Caves of the Seven Sleepers

As the earliest versions of the legend spread from Ephesus, an early Christian catacomb came to be associated with it, attracting scores of pilgrims. On the slopes of Mount Pion near Ephesus, the grotto of the Seven Sleepers with ruins of the religious site built over it was excavated in 1926–1928. The excavation brought to light several hundred graves dated to the 5th and 6th centuries. Inscriptions dedicated to the Seven Sleepers were found on the walls and in the graves. This grotto is still shown to tourists.
Other possible sites of the cave of the Seven Sleepers are in Afşin and Tarsus, Turkey. Afşin is near the antique Roman city of Arabissus, which the East Roman Emperor Justinian paid a visit. The Emperor brought marble niches as gifts from Western Turkey for the site, which are preserved inside the Eshab-ı Kehf Kulliye mosque to this day. The site was a Hittite temple, used as a Roman temple and later as a church in Roman and Byzantine times. The Seljuks continued to use the place of worship as a church and a mosque. It was turned into a mosque over time with the conversion of the local population to Islam.
There is a cave near Amman, Jordan, also known as the cave of seven sleepers, which have seven graves present inside and a ventilation duct coming out of the cave.

Modern literature

Early modern

The account had become proverbial in 16th century Protestant culture. The poet John Donne could ask,

I wonder, by my troth, what thou and I
Did, till we loved?
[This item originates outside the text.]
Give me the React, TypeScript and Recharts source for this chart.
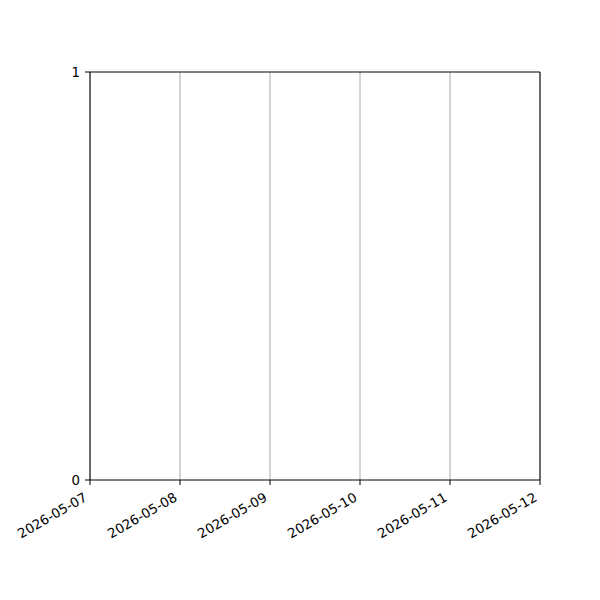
import { CartesianGrid, Line, LineChart, ReferenceLine, XAxis, YAxis } from 'recharts';

const dayLabels = ['2026-05-07', '2026-05-08', '2026-05-09', '2026-05-10', '2026-05-11', '2026-05-12'];
const dayTicks = [0, 1, 2, 3, 4, 5];
const yTicks = [0, 1];
const seriesValues: { day: number; value: number }[] = [];

const FONT = '"DejaVu Sans", sans-serif';

function DateTick({ x, y, payload }: any) {
  return (
    <g transform={`translate(${x - 2},${y + 13})`}>
      <text
        textAnchor="end"
        transform="rotate(-30)"
        fontSize={13.3}
        fontFamily={FONT}
        fill="#000"
      >
        {dayLabels[payload.value]}
      </text>
    </g>
  );
}

export default function App() {
  return (
    <div style={{ width: 600, height: 600, background: '#fff' }}>
      <style>{'body{margin:0}'}</style>
      <LineChart
        width={600}
        height={600}
        data={seriesValues}
        margin={{ top: 72, right: 60, bottom: 60, left: 50 }}
      >
        <CartesianGrid horizontal={false} stroke="#a8a8a8" strokeWidth={1} verticalValues={dayTicks} />
        <XAxis
          dataKey="day"
          type="number"
          domain={[0, 5]}
          ticks={dayTicks}
          interval={0}
          height={60}
          tick={<DateTick />}
          tickSize={5}
          tickLine={{ stroke: '#000' }}
          axisLine={{ stroke: '#000' }}
          allowDataOverflow
        />
        <YAxis
          type="number"
          domain={[0, 1]}
          ticks={yTicks}
          width={40}
          tickSize={5}
          tickMargin={5}
          tick={{ fill: '#000', fontSize: 13.3, fontFamily: FONT }}
          tickLine={{ stroke: '#000' }}
          axisLine={{ stroke: '#000' }}
          allowDataOverflow
        />
        <ReferenceLine y={1} stroke="#000" ifOverflow="visible" />
        <ReferenceLine x={5} stroke="#000" ifOverflow="visible" />
        <Line dataKey="value" stroke="#1f77b4" dot={false} isAnimationActive={false} />
      </LineChart>
    </div>
  );
}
Were we not weaned till then?
But sucked on country pleasures, childishly?
Or snorted we in the Seven Sleepers’ den?
—John Donne, "The Good-Morrow".

In John Heywood's Play called the Four PP, the Pardoner, a Renaissance update of the protagonist in Chaucer's "The Pardoner's Tale", offers his companions the opportunity to kiss "a slipper / Of one of the Seven Sleepers", but the relic is presented as absurdly as the Pardoner's other offerings, which include "the great-toe of the Trinity" and "a buttock-bone of Pentecost."
Little is heard of the Seven Sleepers during the Enlightenment, but the account revived with the coming of Romanticism. The Golden Legend may have been the source for retellings of the Seven Sleepers in Thomas de Quincey's Confessions of an English Opium-Eater, in a poem by Goethe, Washington Irving's "Rip van Winkle", H. G. Wells's The Sleeper Awakes. It also might have an influence on the motif of the "King asleep in mountain". Mark Twain did a burlesque of the story of the Seven Sleepers in Chapter 13 of Volume 2 of The Innocents Abroad.

Contemporary

Serbian writer Danilo Kiš retells the story of the Seven Sleepers in a short story, "The Legend of the Sleepers", in his book The Encyclopedia of the Dead. Italian author Andrea Camilleri incorporates the story in his novel The Terracotta Dog.
The Seven Sleepers appear in two books of Susan Cooper's The Dark Is Rising series; Will Stanton awakens them in The Grey King, and in Silver on the Tree they ride in the last battle against the Dark.
The Seven Sleepers series by Gilbert Morris takes a modern approach to the story, in which seven teenagers must be awakened to fight evil in a post-nuclear-apocalypse world.
John Buchan refers to the Seven Sleepers in The Three Hostages, where Richard Hannay surmises that his wife Mary, who is a sound sleeper, is descended from one of the seven who has married one of the Foolish Virgins.
The Persian–Dutch writer Kader Abdolah gives his own interpretation of the Islamic version of the story in the 2000 book Spijkerschrift.
Turkish author Orhan Pamuk alludes to the story, specifically from the perspective of the dog, in the chapter "I am a Dog" in his 2001 novel My Name Is Red.

Linguistic derivatives

In Welsh, a late riser may be referred to as a saith cysgadur—seven sleeper—as in the 1885 novel Rhys Lewis by Daniel Owen, where the protagonist is referred to as such in chapter 37, p. 294.
In Scandinavian Languages, a late riser may be referred to as a sjusovare/syvsover—seven sleeper.
The same is true in Hungarian: hétalvó, literally a "seven-sleeper", or one who sleeps for an entire week, is a colloquial reference to a person who oversleeps or who is typically drowsy.
In Irish, “Na seacht gcodlatáin” refers to hibernating animals.